2. There’s a freakin’ huge number of people in this thing. That makes parking a nightmare. Running a full marathon is tough enough. Who wants to add logistical headaches to it? And it also makes you just another face in the crowd.

There are plenty of running events in the Valley that provide better experiences than the mega-marathons.

1. It overshadows Arizona’s best marathon, the awesome Lost Dutchman Marathon. This is a small, humble event. It just happens to be beautifully organized, along with being routed through incredible scenery near the Superstition Mountains. Residents along the route will often set up impromptu aid stations while genuinely and enthusiastically cheering runners in the full marathon, half-marathon and 10K. And their finishers medals kick serious butt – a real piece of hardware.

I guess it saddens me to see that mere money can overshadow genuine quality, but it happens all the time, doesn’t it? I’m hoping this is a record year for the Dutchman since it’s now nearly a month removed from the Rock & Roll Marathon. The Dutchman had previously been hamstrung by being the weekend after. Still, all the locals who were in the know showed up for the Dutchman instead, and left Chang’s to the elite runner chasing paychecks, the less-experienced runners and those who thrive on hoopla.

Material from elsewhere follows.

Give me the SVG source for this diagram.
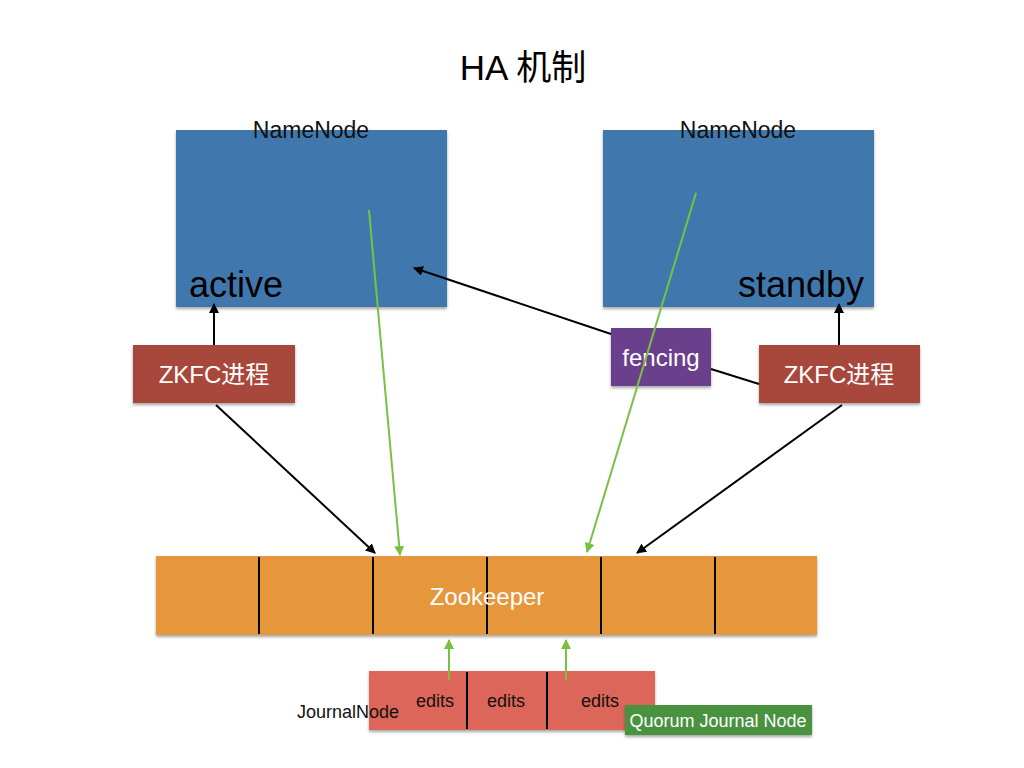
<svg xmlns="http://www.w3.org/2000/svg" width="1024" height="768" viewBox="0 0 1024 768">
<defs>
<filter id="sh" x="-10%" y="-10%" width="120%" height="130%">
<feDropShadow dx="0" dy="2" stdDeviation="1.5" flood-color="#000" flood-opacity="0.35"/>
</filter>
<marker id="ab" viewBox="0 0 10 10" refX="9" refY="5" markerWidth="5" markerHeight="5" orient="auto"><path d="M0,0 L10,5 L0,10 z" fill="#000"/></marker>
<marker id="ag" viewBox="0 0 10 10" refX="9" refY="5" markerWidth="5" markerHeight="5" orient="auto"><path d="M0,0 L10,5 L0,10 z" fill="#7ac143"/></marker>
<style>
text{font-family:"Helvetica Neue","Liberation Sans","Noto Sans CJK SC",sans-serif;}
.nn{fill:#4178ad;filter:url(#sh);}
.zk{fill:#a8473a;filter:url(#sh);}
.lbl{font-size:23px;fill:#111;text-anchor:middle;}
.big{font-size:36px;fill:#000;}
.w{fill:#fff;font-size:24px;text-anchor:middle;}
.blk{stroke:#000;stroke-width:2;fill:none;}
.grn{stroke:#7ac143;stroke-width:2;fill:none;}
.div{stroke:#000;stroke-width:2;}
</style>
</defs>
<rect width="1024" height="768" fill="#fff"/>
<text x="523" y="80" font-size="35" text-anchor="middle" fill="#000">HA 机制</text>

<g id="namenode-active">
<rect class="nn" x="176" y="130" width="271" height="177"/>
<text class="lbl" x="311" y="138">NameNode</text>
<text class="big" x="189" y="297">active</text>
</g>
<g id="namenode-standby">
<rect class="nn" x="603" y="130" width="271" height="177"/>
<text class="lbl" x="738" y="138">NameNode</text>
<text class="big" x="864" y="297" text-anchor="end">standby</text>
</g>
<g id="zkfc-left">
<rect class="zk" x="133" y="345" width="162" height="58"/>
<text class="w" x="214" y="383">ZKFC进程</text>
</g>
<g id="zkfc-right">
<rect class="zk" x="759" y="345" width="161" height="58"/>
<text class="w" x="839" y="383">ZKFC进程</text>
</g>
<g id="fencing">
<rect x="611" y="328" width="100" height="58" fill="#6a418d" filter="url(#sh)"/>
<text class="w" x="661" y="366">fencing</text>
</g>
<g id="zookeeper">
<rect x="156" y="556" width="661" height="79" fill="#e6963b" filter="url(#sh)"/>
<line class="div" x1="259" y1="557" x2="259" y2="634"/>
<line class="div" x1="373" y1="557" x2="373" y2="634"/>
<line class="div" x1="487" y1="557" x2="487" y2="634"/>
<line class="div" x1="601" y1="557" x2="601" y2="634"/>
<line class="div" x1="715" y1="557" x2="715" y2="634"/>
<text class="w" x="487" y="605">Zookeeper</text>
</g>
<g id="journalnode">
<rect x="369" y="671" width="286" height="59" fill="#dc665a" filter="url(#sh)"/>
<line class="div" x1="467" y1="672" x2="467" y2="729"/>
<line class="div" x1="547" y1="672" x2="547" y2="729"/>
<text x="435" y="707" font-size="18" text-anchor="middle" fill="#111">edits</text>
<text x="506" y="707" font-size="18" text-anchor="middle" fill="#111">edits</text>
<text x="600" y="707" font-size="18" text-anchor="middle" fill="#111">edits</text>
<text x="297" y="718" font-size="18" fill="#111">JournalNode</text>
</g>
<g id="quorum">
<rect x="625" y="705" width="187" height="30" fill="#4a9240" filter="url(#sh)"/>
<text x="718" y="727" font-size="18" text-anchor="middle" fill="#fff">Quorum Journal Node</text>
</g>

<g id="connectors">
<line class="blk" x1="214" y1="345" x2="214" y2="304" marker-end="url(#ab)"/>
<line class="blk" x1="839" y1="345" x2="839" y2="304" marker-end="url(#ab)"/>
<line class="blk" x1="216" y1="405" x2="375" y2="553" marker-end="url(#ab)"/>
<line class="blk" x1="842" y1="405" x2="637" y2="553" marker-end="url(#ab)"/>
<line class="blk" x1="759" y1="384" x2="711" y2="369"/>
<line class="blk" x1="611" y1="334" x2="414" y2="268" marker-end="url(#ab)"/>
<line class="grn" x1="369" y1="210" x2="400" y2="555" marker-end="url(#ag)"/>
<line class="grn" x1="696" y1="193" x2="587" y2="552" marker-end="url(#ag)"/>
<line class="grn" x1="449" y1="680" x2="449" y2="640" marker-end="url(#ag)"/>
<line class="grn" x1="566" y1="680" x2="566" y2="640" marker-end="url(#ag)"/>
</g>
</svg>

So many things in this world seem to be about corporate suits “establishing a brand” and “connecting with core consumers” and “generating maximum visibility.” I much prefer the events that feel like they exist because a group of people who love running/biking/fencing/watermelon throwing/whatever got together and said “Hey, you know what would be cool? Running an event the RIGHT way so that it’s fun and welcoming.” Yeah. There’s just something about that.

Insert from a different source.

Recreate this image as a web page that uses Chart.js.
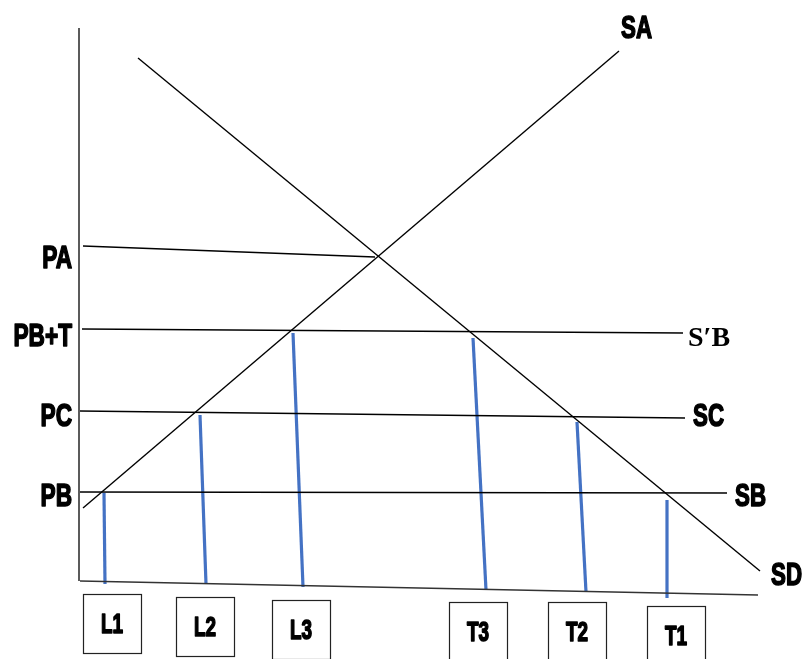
<!DOCTYPE html>
<html>
<head>
<meta charset="utf-8">
<script src="https://cdn.jsdelivr.net/npm/chart.js@4.4.1/dist/chart.umd.min.js"></script>
<style>
  html, body { margin: 0; padding: 0; background: #fff; }
  #wrap { width: 803px; height: 659px; }
</style>
</head>
<body>
<div id="wrap"><canvas id="grafica" width="803" height="659"></canvas></div>
<script>
// coordenadas (eje x a la derecha, eje y hacia abajo)
const curveNames = ['SA', 'SD', 'PA', 'PB+T', 'PC', 'PB', 'ejeY', 'ejeX'];
const curveX1 = [83, 138, 83, 82, 80, 80, 79, 80];
const curveY1 = [508, 58, 246, 329, 411, 492, 28, 581];
const curveX2 = [619, 760, 375, 683, 685, 727, 79, 758];
const curveY2 = [51, 571, 257, 333, 418, 493, 581, 595];

const qLabels  = ['L1', 'L2', 'L3', 'T3', 'T2', 'T1'];
const qTopX    = [104, 200, 293, 473, 577, 667];
const qTopY    = [493, 415, 333, 338, 422, 500];
const qBottomX = [105, 206, 303, 486, 586, 667];
const qBottomY = [584, 584, 587, 590, 592, 598];

const priceLabels = ['PA', 'PB+T', 'PC', 'PB'];
const priceLabelY = [259, 337, 417, 497];

const curveLabels = ['SA', 'S\u2032B', 'SC', 'SB', 'SD'];

const fuente = "'Liberation Sans', Arial, sans-serif";

let datasets = [];
for (let i = 0; i < curveNames.length; i++) {
  const eje = curveNames[i].indexOf('eje') === 0;
  datasets.push({
    label: curveNames[i],
    data: [{ x: curveX1[i], y: curveY1[i] }, { x: curveX2[i], y: curveY2[i] }],
    showLine: true,
    borderColor: eje ? '#333' : '#000',
    borderWidth: eje ? 1.6 : 1.4,
    pointRadius: 0
  });
}
for (let i = 0; i < qLabels.length; i++) {
  datasets.push({
    label: qLabels[i],
    data: [{ x: qTopX[i], y: qTopY[i] }, { x: qBottomX[i], y: qBottomY[i] }],
    showLine: true,
    borderColor: '#4472C4',
    borderWidth: 3.2,
    pointRadius: 0
  });
}

// cajas de las cantidades: desplazamiento respecto a la base de la linea azul
const cajaDx   = [7, -1, -2, -8, -9, 9];
const cajaTop  = [594, 597, 600, 602, 602, 606];

// texto angosto y grueso (parecido a Calibri negrita)
function textoAngosto(ctx, t, x, y, align, escala) {
  ctx.save();
  ctx.translate(x, y);
  ctx.scale(escala, 1);
  ctx.textAlign = align;
  ctx.lineWidth = 1.6;
  ctx.lineJoin = 'round';
  ctx.strokeStyle = '#000';
  ctx.strokeText(t, 0, 0);
  ctx.fillText(t, 0, 0);
  ctx.restore();
}

const textos = {
  id: 'textos',
  afterDraw(chart) {
    const ctx = chart.ctx;
    const sx = chart.scales.x, sy = chart.scales.y;
    ctx.save();
    ctx.fillStyle = '#000';
    ctx.textBaseline = 'middle';

    // etiquetas de precio
    ctx.font = 'bold 31px ' + fuente;
    priceLabels.forEach((t, i) => {
      textoAngosto(ctx, t, sx.getPixelForValue(72), sy.getPixelForValue(priceLabelY[i]), 'right', 0.73);
    });

    // etiquetas de las curvas
    textoAngosto(ctx, curveLabels[0], sx.getPixelForValue(621), sy.getPixelForValue(29), 'left', 0.72);
    textoAngosto(ctx, curveLabels[2], sx.getPixelForValue(693), sy.getPixelForValue(417), 'left', 0.72);
    textoAngosto(ctx, curveLabels[3], sx.getPixelForValue(735), sy.getPixelForValue(497), 'left', 0.72);
    textoAngosto(ctx, curveLabels[4], sx.getPixelForValue(771), sy.getPixelForValue(576), 'left', 0.72);
    ctx.font = "bold 28px 'Liberation Serif', 'DejaVu Serif', serif";
    ctx.textAlign = 'left';
    ctx.fillText(curveLabels[1], sx.getPixelForValue(688), sy.getPixelForValue(339));

    // cajas
    ctx.strokeStyle = '#222';
    ctx.lineWidth = 1.2;
    ctx.font = 'bold 27px ' + fuente;
    qLabels.forEach((t, i) => {
      const cx = sx.getPixelForValue(qBottomX[i] + cajaDx[i]);
      const top = sy.getPixelForValue(cajaTop[i]);
      ctx.strokeStyle = '#222';
      ctx.lineWidth = 1.2;
      ctx.strokeRect(Math.round(cx - 29) + 0.5, Math.round(top) + 0.5, 58, 59);
      textoAngosto(ctx, t, cx, top + 32, 'center', 0.7);
    });
    ctx.restore();
  }
};

new Chart(document.getElementById('grafica').getContext('2d'), {
  type: 'scatter',
  data: { datasets: datasets },
  options: {
    responsive: false,
    animation: false,
    layout: { padding: 0 },
    plugins: { legend: { display: false }, tooltip: { enabled: false } },
    scales: {
      x: { type: 'linear', min: 0, max: 803, display: false },
      y: { type: 'linear', min: 0, max: 659, reverse: true, display: false }
    }
  },
  plugins: [textos]
});
</script>
</body>
</html>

This year, we won’t be running the Dutchman. That’s because there is a new marathon the same weekend on the other side of town. This one is the IMS Marathon, and it’s the inaugural running. We thought we’d check it out. And it raises money for the state leukemia and lymphoma society, which is nice. I think it will also be a cool, intimate event. A large part of me will still wish I was lining up for the Dutchman, but I have high hopes for the IMS. And there’s nothing wrong with two low-key events for those of us who don’t like the overly slick, blandly packaged, made-for-the-masses stuff.